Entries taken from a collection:
━━━━
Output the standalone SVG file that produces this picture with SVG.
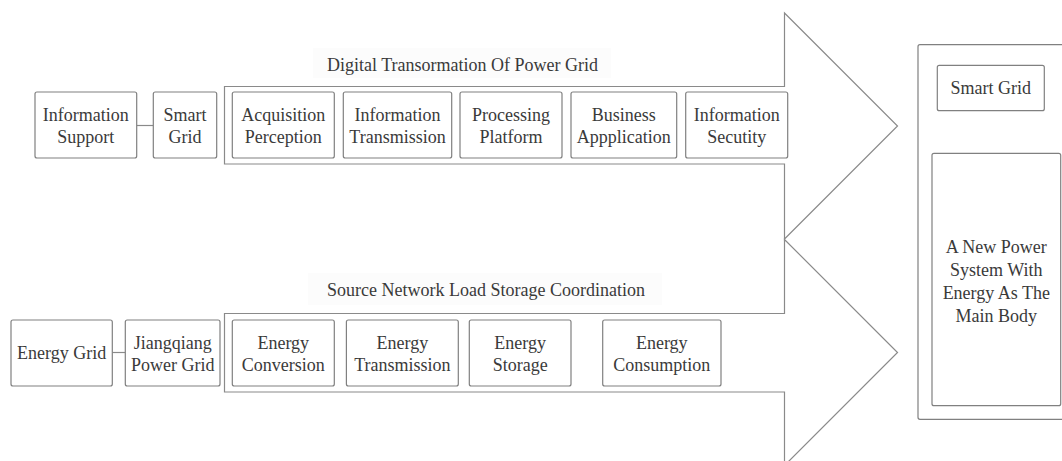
<svg xmlns="http://www.w3.org/2000/svg" width="1062" height="461" viewBox="0 0 1062 461" font-family="'Liberation Serif', 'DejaVu Serif', serif">
  <style>
    .box { fill: #ffffff; stroke: #808080; stroke-width: 1.2; }
    .arrow { fill: #ffffff; stroke: #8a8a8a; stroke-width: 1.2; stroke-linejoin: miter; }
    .link { stroke: #8a8a8a; stroke-width: 1.2; fill: none; }
    .titlebg { fill: #fcfcfc; stroke: none; }
    text { font-family: 'Liberation Serif', 'DejaVu Serif', serif; font-size: 18px; fill: #3a3a3a; }
    .c { text-anchor: middle; }
  </style>

  <!-- Big flow arrows -->
  <g id="arrows">
    <path class="arrow" d="M224.5,86.5 H784.5 V13 L897.5,126 L784.5,239 V164 H224.5 Z"/>
    <path class="arrow" d="M224.5,313.5 H784.5 V239.5 L897.5,352.5 L784.5,465.5 V392 H224.5 Z"/>
  </g>

  <!-- Arrow titles -->
  <g id="title-digital">
    <rect class="titlebg" x="313" y="48" width="298" height="30"/>
    <text x="327" y="70.5">Digital Transormation Of Power Grid</text>
  </g>
  <g id="title-coordination">
    <rect class="titlebg" x="308" y="273" width="354" height="32"/>
    <text x="327" y="295.5">Source Network Load Storage Coordination</text>
  </g>

  <!-- Connectors -->
  <g id="connectors">
    <line class="link" x1="136.7" y1="125.5" x2="153.3" y2="125.5"/>
    <line class="link" x1="112.3" y1="352.5" x2="125.3" y2="352.5"/>
  </g>

  <!-- Top row -->
  <g id="information-support">
    <rect class="box" x="35" y="92" width="101.7" height="66" rx="2"/>
    <text class="c" x="85.8" y="120.5">Information</text>
    <text class="c" x="85.8" y="143">Support</text>
  </g>
  <g id="smart-grid-left">
    <rect class="box" x="153.3" y="92" width="63.4" height="66" rx="2"/>
    <text class="c" x="185" y="120.5">Smart</text>
    <text class="c" x="185" y="143">Grid</text>
  </g>
  <g id="acquisition-perception">
    <rect class="box" x="232.3" y="92" width="102" height="66" rx="2"/>
    <text class="c" x="283.3" y="120.5">Acquisition</text>
    <text class="c" x="283.3" y="143">Perception</text>
  </g>
  <g id="information-transmission">
    <rect class="box" x="343.3" y="92" width="108.4" height="66" rx="2"/>
    <text class="c" x="397.5" y="120.5">Information</text>
    <text class="c" x="397.5" y="143">Transmission</text>
  </g>
  <g id="processing-platform">
    <rect class="box" x="460" y="92" width="102" height="66" rx="2"/>
    <text class="c" x="511" y="120.5">Processing</text>
    <text class="c" x="511" y="143">Platform</text>
  </g>
  <g id="business-application">
    <rect class="box" x="571" y="92" width="105.7" height="66" rx="2"/>
    <text class="c" x="623.8" y="120.5">Business</text>
    <text class="c" x="623.8" y="143">Appplication</text>
  </g>
  <g id="information-security">
    <rect class="box" x="685.7" y="92" width="102" height="66" rx="2"/>
    <text class="c" x="736.7" y="120.5">Information</text>
    <text class="c" x="736.7" y="143">Secutity</text>
  </g>

  <!-- Bottom row -->
  <g id="energy-grid">
    <rect class="box" x="11" y="320" width="101.3" height="66" rx="2"/>
    <text class="c" x="61.7" y="359">Energy Grid</text>
  </g>
  <g id="jiangqiang-power-grid">
    <rect class="box" x="125.3" y="320" width="94.7" height="66" rx="2"/>
    <text class="c" x="172.7" y="348.5">Jiangqiang</text>
    <text class="c" x="172.7" y="371">Power Grid</text>
  </g>
  <g id="energy-conversion">
    <rect class="box" x="232.3" y="320" width="102" height="66" rx="2"/>
    <text class="c" x="283.3" y="348.5">Energy</text>
    <text class="c" x="283.3" y="371">Conversion</text>
  </g>
  <g id="energy-transmission">
    <rect class="box" x="346.4" y="320" width="111.9" height="66" rx="2"/>
    <text class="c" x="402.4" y="348.5">Energy</text>
    <text class="c" x="402.4" y="371">Transmission</text>
  </g>
  <g id="energy-storage">
    <rect class="box" x="469.3" y="320" width="101.7" height="66" rx="2"/>
    <text class="c" x="520.2" y="348.5">Energy</text>
    <text class="c" x="520.2" y="371">Storage</text>
  </g>
  <g id="energy-consumption">
    <rect class="box" x="602.7" y="320" width="118.3" height="66" rx="2"/>
    <text class="c" x="661.8" y="348.5">Energy</text>
    <text class="c" x="661.8" y="371">Consumption</text>
  </g>

  <!-- Result panel -->
  <g id="result-panel">
    <rect class="box" x="918" y="44.7" width="160" height="374.6" rx="2"/>
  </g>
  <g id="smart-grid-right">
    <rect class="box" x="937.3" y="65.3" width="107" height="45.4" rx="2"/>
    <text class="c" x="990.8" y="94">Smart Grid</text>
  </g>
  <g id="new-power-system">
    <rect class="box" x="932" y="153.3" width="128.7" height="252.4" rx="2"/>
    <text class="c" x="996.3" y="252.5">A New Power</text>
    <text class="c" x="996.3" y="275.5">System With</text>
    <text class="c" x="996.3" y="298.5">Energy As The</text>
    <text class="c" x="996.3" y="321.5">Main Body</text>
  </g>
</svg>
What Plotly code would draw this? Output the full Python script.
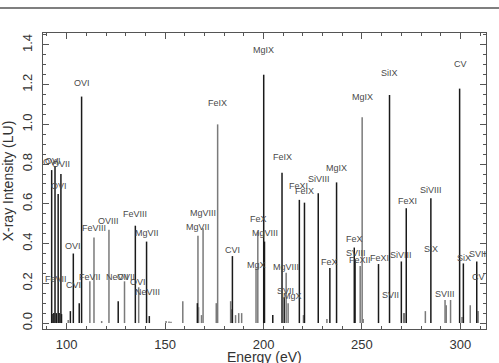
━━━━
> **TASK BRIEF**
Quote the listing above in full, except for the pictures.

> **RESPONSE TO THIS TASK**
Output the standalone SVG file that produces this picture with SVG.
<svg xmlns="http://www.w3.org/2000/svg" width="1062" height="461" viewBox="0 0 1062 461" font-family="'Liberation Serif', 'DejaVu Serif', serif">
  <style>
    .box { fill: #ffffff; stroke: #808080; stroke-width: 1.2; }
    .arrow { fill: #ffffff; stroke: #8a8a8a; stroke-width: 1.2; stroke-linejoin: miter; }
    .link { stroke: #8a8a8a; stroke-width: 1.2; fill: none; }
    .titlebg { fill: #fcfcfc; stroke: none; }
    text { font-family: 'Liberation Serif', 'DejaVu Serif', serif; font-size: 18px; fill: #3a3a3a; }
    .c { text-anchor: middle; }
  </style>

  <!-- Big flow arrows -->
  <g id="arrows">
    <path class="arrow" d="M224.5,86.5 H784.5 V13 L897.5,126 L784.5,239 V164 H224.5 Z"/>
    <path class="arrow" d="M224.5,313.5 H784.5 V239.5 L897.5,352.5 L784.5,465.5 V392 H224.5 Z"/>
  </g>

  <!-- Arrow titles -->
  <g id="title-digital">
    <rect class="titlebg" x="313" y="48" width="298" height="30"/>
    <text x="327" y="70.5">Digital Transormation Of Power Grid</text>
  </g>
  <g id="title-coordination">
    <rect class="titlebg" x="308" y="273" width="354" height="32"/>
    <text x="327" y="295.5">Source Network Load Storage Coordination</text>
  </g>

  <!-- Connectors -->
  <g id="connectors">
    <line class="link" x1="136.7" y1="125.5" x2="153.3" y2="125.5"/>
    <line class="link" x1="112.3" y1="352.5" x2="125.3" y2="352.5"/>
  </g>

  <!-- Top row -->
  <g id="information-support">
    <rect class="box" x="35" y="92" width="101.7" height="66" rx="2"/>
    <text class="c" x="85.8" y="120.5">Information</text>
    <text class="c" x="85.8" y="143">Support</text>
  </g>
  <g id="smart-grid-left">
    <rect class="box" x="153.3" y="92" width="63.4" height="66" rx="2"/>
    <text class="c" x="185" y="120.5">Smart</text>
    <text class="c" x="185" y="143">Grid</text>
  </g>
  <g id="acquisition-perception">
    <rect class="box" x="232.3" y="92" width="102" height="66" rx="2"/>
    <text class="c" x="283.3" y="120.5">Acquisition</text>
    <text class="c" x="283.3" y="143">Perception</text>
  </g>
  <g id="information-transmission">
    <rect class="box" x="343.3" y="92" width="108.4" height="66" rx="2"/>
    <text class="c" x="397.5" y="120.5">Information</text>
    <text class="c" x="397.5" y="143">Transmission</text>
  </g>
  <g id="processing-platform">
    <rect class="box" x="460" y="92" width="102" height="66" rx="2"/>
    <text class="c" x="511" y="120.5">Processing</text>
    <text class="c" x="511" y="143">Platform</text>
  </g>
  <g id="business-application">
    <rect class="box" x="571" y="92" width="105.7" height="66" rx="2"/>
    <text class="c" x="623.8" y="120.5">Business</text>
    <text class="c" x="623.8" y="143">Appplication</text>
  </g>
  <g id="information-security">
    <rect class="box" x="685.7" y="92" width="102" height="66" rx="2"/>
    <text class="c" x="736.7" y="120.5">Information</text>
    <text class="c" x="736.7" y="143">Secutity</text>
  </g>

  <!-- Bottom row -->
  <g id="energy-grid">
    <rect class="box" x="11" y="320" width="101.3" height="66" rx="2"/>
    <text class="c" x="61.7" y="359">Energy Grid</text>
  </g>
  <g id="jiangqiang-power-grid">
    <rect class="box" x="125.3" y="320" width="94.7" height="66" rx="2"/>
    <text class="c" x="172.7" y="348.5">Jiangqiang</text>
    <text class="c" x="172.7" y="371">Power Grid</text>
  </g>
  <g id="energy-conversion">
    <rect class="box" x="232.3" y="320" width="102" height="66" rx="2"/>
    <text class="c" x="283.3" y="348.5">Energy</text>
    <text class="c" x="283.3" y="371">Conversion</text>
  </g>
  <g id="energy-transmission">
    <rect class="box" x="346.4" y="320" width="111.9" height="66" rx="2"/>
    <text class="c" x="402.4" y="348.5">Energy</text>
    <text class="c" x="402.4" y="371">Transmission</text>
  </g>
  <g id="energy-storage">
    <rect class="box" x="469.3" y="320" width="101.7" height="66" rx="2"/>
    <text class="c" x="520.2" y="348.5">Energy</text>
    <text class="c" x="520.2" y="371">Storage</text>
  </g>
  <g id="energy-consumption">
    <rect class="box" x="602.7" y="320" width="118.3" height="66" rx="2"/>
    <text class="c" x="661.8" y="348.5">Energy</text>
    <text class="c" x="661.8" y="371">Consumption</text>
  </g>

  <!-- Result panel -->
  <g id="result-panel">
    <rect class="box" x="918" y="44.7" width="160" height="374.6" rx="2"/>
  </g>
  <g id="smart-grid-right">
    <rect class="box" x="937.3" y="65.3" width="107" height="45.4" rx="2"/>
    <text class="c" x="990.8" y="94">Smart Grid</text>
  </g>
  <g id="new-power-system">
    <rect class="box" x="932" y="153.3" width="128.7" height="252.4" rx="2"/>
    <text class="c" x="996.3" y="252.5">A New Power</text>
    <text class="c" x="996.3" y="275.5">System With</text>
    <text class="c" x="996.3" y="298.5">Energy As The</text>
    <text class="c" x="996.3" y="321.5">Main Body</text>
  </g>
</svg>
What Plotly code would draw this? Output the full Python script.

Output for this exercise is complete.